> _Exercise_: Copy out all the lines where "this" shows up.

> _Exercise inputs_:
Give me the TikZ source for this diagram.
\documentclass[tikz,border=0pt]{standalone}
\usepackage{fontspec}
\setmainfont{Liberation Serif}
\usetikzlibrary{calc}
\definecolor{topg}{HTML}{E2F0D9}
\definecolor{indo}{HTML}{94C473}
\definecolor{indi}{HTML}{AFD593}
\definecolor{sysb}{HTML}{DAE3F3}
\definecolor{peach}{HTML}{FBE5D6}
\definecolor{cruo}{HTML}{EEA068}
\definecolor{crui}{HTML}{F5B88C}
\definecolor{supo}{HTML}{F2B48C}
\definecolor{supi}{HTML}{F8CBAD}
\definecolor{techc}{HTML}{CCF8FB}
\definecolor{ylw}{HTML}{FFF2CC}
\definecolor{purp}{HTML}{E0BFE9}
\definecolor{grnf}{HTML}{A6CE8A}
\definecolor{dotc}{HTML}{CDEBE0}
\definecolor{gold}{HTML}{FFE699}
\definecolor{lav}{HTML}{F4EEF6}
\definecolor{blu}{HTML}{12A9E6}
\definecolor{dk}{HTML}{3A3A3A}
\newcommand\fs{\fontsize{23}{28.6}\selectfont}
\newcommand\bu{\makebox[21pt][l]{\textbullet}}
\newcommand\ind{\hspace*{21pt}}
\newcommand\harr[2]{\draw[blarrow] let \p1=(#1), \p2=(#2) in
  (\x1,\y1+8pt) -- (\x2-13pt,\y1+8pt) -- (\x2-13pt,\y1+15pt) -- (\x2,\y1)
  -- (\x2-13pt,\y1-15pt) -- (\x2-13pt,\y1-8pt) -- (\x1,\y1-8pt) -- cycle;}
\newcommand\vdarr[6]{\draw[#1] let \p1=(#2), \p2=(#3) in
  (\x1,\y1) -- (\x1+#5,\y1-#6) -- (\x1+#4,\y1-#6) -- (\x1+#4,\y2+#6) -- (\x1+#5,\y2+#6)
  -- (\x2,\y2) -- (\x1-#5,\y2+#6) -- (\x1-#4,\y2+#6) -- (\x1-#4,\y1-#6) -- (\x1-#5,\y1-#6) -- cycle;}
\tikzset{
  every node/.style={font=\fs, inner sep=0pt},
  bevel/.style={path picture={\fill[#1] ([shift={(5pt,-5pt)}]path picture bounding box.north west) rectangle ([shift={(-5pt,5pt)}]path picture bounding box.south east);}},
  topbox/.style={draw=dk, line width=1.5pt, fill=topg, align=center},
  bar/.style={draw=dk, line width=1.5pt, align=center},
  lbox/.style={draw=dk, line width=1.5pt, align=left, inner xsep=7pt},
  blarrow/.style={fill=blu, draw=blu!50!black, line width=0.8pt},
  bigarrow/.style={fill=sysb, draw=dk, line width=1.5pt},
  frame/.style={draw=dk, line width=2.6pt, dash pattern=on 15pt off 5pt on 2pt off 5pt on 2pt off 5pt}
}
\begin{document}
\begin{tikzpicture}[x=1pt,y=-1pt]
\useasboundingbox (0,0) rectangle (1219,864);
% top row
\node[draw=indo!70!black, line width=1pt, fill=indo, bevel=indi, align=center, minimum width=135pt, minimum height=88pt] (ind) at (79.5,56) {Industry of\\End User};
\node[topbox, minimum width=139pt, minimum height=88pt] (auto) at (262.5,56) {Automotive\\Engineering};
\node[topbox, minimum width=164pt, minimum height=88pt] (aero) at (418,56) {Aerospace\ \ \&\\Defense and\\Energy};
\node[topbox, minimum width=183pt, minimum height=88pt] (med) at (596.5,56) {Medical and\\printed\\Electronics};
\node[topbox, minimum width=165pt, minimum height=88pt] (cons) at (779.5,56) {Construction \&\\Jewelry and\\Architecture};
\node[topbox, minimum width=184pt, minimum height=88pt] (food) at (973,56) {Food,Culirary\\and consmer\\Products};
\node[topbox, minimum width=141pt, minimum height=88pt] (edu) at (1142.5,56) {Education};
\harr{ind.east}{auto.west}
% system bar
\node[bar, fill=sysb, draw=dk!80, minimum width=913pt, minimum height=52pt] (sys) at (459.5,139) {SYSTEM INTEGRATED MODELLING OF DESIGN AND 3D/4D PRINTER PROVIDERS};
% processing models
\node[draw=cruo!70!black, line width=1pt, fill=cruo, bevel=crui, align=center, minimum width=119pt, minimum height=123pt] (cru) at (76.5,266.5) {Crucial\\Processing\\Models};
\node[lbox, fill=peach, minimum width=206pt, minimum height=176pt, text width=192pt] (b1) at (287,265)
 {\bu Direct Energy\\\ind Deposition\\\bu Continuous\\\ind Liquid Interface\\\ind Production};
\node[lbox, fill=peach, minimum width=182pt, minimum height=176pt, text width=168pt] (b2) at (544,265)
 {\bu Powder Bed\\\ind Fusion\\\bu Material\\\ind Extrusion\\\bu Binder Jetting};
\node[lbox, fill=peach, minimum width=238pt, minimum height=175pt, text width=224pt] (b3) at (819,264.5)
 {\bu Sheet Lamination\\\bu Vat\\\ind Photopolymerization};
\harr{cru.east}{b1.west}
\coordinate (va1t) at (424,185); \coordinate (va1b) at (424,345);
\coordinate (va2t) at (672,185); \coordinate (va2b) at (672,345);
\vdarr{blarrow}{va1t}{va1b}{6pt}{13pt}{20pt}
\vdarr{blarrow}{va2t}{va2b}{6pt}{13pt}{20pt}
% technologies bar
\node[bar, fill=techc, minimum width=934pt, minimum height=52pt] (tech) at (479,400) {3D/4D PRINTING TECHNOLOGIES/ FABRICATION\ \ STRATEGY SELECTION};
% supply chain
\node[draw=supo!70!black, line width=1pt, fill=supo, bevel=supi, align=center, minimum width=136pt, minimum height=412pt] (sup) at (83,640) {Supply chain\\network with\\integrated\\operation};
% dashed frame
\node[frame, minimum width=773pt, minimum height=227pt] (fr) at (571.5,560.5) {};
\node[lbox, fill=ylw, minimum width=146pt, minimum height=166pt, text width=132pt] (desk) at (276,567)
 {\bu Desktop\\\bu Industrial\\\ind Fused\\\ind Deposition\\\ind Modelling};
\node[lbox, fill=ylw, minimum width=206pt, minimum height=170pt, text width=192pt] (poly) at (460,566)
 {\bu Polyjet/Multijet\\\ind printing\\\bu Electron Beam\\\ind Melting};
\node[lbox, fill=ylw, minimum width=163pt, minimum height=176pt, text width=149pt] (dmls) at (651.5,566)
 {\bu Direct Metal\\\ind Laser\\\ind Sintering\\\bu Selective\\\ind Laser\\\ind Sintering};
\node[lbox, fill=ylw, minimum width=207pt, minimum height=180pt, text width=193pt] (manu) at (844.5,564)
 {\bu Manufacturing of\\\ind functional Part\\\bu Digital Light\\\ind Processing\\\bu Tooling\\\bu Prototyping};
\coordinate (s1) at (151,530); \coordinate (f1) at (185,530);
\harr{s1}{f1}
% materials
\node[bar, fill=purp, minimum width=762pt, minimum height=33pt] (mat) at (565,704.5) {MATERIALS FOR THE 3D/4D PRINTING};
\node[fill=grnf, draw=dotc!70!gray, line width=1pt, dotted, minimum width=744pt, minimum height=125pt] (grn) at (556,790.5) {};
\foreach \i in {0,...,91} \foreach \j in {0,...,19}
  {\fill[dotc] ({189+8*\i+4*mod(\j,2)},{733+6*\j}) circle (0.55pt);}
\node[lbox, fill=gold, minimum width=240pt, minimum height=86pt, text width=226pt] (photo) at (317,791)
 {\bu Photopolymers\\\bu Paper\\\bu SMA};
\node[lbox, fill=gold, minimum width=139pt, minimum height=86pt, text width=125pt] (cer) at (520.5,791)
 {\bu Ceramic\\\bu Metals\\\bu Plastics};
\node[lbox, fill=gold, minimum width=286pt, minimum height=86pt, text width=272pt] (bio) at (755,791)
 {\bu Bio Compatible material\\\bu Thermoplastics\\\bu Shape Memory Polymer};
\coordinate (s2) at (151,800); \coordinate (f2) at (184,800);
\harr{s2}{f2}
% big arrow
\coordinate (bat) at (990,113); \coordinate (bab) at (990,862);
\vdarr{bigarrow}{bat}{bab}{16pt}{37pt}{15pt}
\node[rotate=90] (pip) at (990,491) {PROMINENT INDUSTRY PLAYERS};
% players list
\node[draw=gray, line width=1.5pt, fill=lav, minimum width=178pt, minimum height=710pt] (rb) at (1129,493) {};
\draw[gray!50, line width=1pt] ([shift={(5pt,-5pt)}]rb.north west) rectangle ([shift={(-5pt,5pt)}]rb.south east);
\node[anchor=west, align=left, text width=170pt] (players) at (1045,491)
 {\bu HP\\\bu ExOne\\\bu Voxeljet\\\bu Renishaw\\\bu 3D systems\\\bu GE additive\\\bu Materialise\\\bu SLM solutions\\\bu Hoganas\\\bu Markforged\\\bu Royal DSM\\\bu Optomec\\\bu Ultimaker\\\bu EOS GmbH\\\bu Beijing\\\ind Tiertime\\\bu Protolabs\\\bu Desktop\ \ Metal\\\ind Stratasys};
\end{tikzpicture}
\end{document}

==

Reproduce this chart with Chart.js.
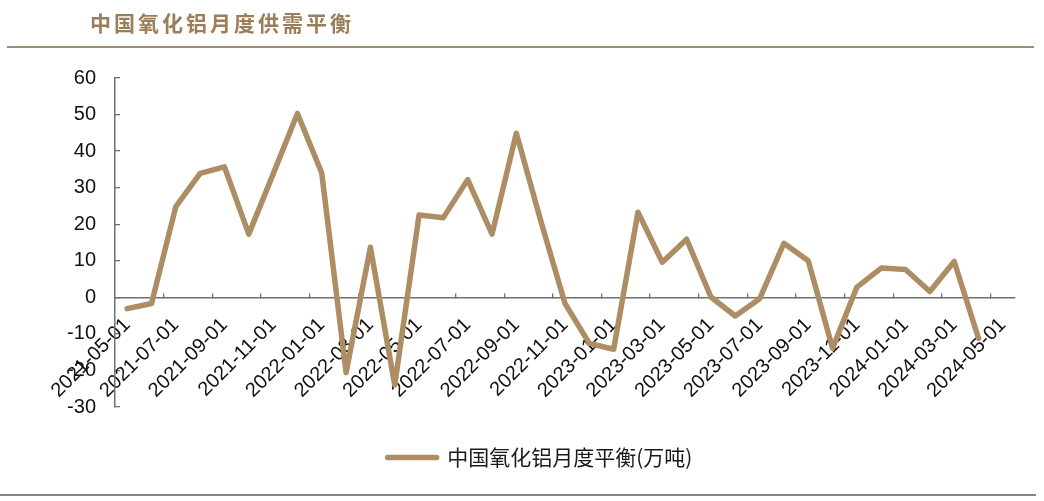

---

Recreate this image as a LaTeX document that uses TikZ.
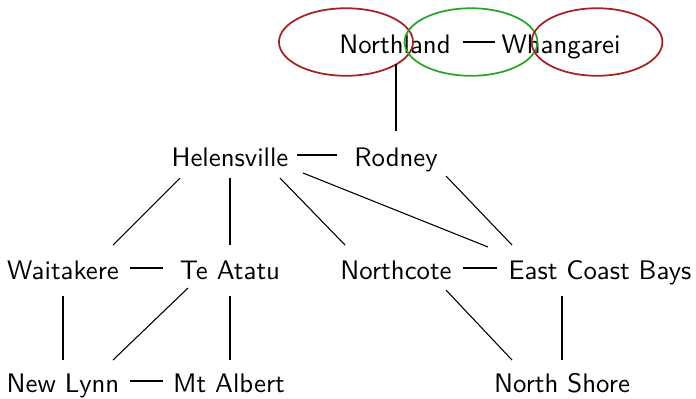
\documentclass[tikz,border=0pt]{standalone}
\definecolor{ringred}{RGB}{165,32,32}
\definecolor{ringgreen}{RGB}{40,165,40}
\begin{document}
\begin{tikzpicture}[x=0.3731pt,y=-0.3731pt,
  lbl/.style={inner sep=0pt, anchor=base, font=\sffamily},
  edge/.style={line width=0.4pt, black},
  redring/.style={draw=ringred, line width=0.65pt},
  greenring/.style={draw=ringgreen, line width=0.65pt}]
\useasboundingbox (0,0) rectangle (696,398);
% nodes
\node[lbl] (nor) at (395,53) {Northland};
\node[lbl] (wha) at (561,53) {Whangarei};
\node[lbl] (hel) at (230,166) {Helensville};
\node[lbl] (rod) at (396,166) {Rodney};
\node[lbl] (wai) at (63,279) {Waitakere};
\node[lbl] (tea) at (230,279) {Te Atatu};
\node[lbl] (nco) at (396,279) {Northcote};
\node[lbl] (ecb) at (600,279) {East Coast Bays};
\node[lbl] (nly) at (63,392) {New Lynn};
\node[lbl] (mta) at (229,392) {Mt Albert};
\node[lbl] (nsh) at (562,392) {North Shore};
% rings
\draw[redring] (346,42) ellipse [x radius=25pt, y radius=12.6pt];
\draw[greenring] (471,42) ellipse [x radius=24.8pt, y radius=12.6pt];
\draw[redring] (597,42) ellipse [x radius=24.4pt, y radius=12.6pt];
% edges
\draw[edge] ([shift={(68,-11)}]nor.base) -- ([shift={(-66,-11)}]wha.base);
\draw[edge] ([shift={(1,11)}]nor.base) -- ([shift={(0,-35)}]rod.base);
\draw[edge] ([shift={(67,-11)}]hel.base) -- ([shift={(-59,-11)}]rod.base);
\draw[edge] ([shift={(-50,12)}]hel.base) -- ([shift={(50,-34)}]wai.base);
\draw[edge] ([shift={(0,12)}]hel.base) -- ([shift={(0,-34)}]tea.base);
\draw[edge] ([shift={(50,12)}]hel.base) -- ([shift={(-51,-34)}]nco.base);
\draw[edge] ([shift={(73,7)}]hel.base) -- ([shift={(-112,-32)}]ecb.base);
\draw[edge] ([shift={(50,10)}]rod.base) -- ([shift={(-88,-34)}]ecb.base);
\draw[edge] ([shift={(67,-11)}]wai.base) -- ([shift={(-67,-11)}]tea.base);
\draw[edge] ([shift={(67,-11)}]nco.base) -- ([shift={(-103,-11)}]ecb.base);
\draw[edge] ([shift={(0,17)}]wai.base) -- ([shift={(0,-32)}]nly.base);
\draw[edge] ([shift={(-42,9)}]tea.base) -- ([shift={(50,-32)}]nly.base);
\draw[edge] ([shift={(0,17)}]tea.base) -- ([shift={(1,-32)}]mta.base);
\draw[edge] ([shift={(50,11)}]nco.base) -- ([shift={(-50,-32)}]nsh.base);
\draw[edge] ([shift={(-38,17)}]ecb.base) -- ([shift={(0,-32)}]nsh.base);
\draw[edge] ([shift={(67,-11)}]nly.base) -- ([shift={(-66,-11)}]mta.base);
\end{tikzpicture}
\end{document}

> _Exercise answer_:
Give me the TikZ source for this diagram.
Reproduce this chart with Chart.js.
Recreate this image as a LaTeX document that uses TikZ.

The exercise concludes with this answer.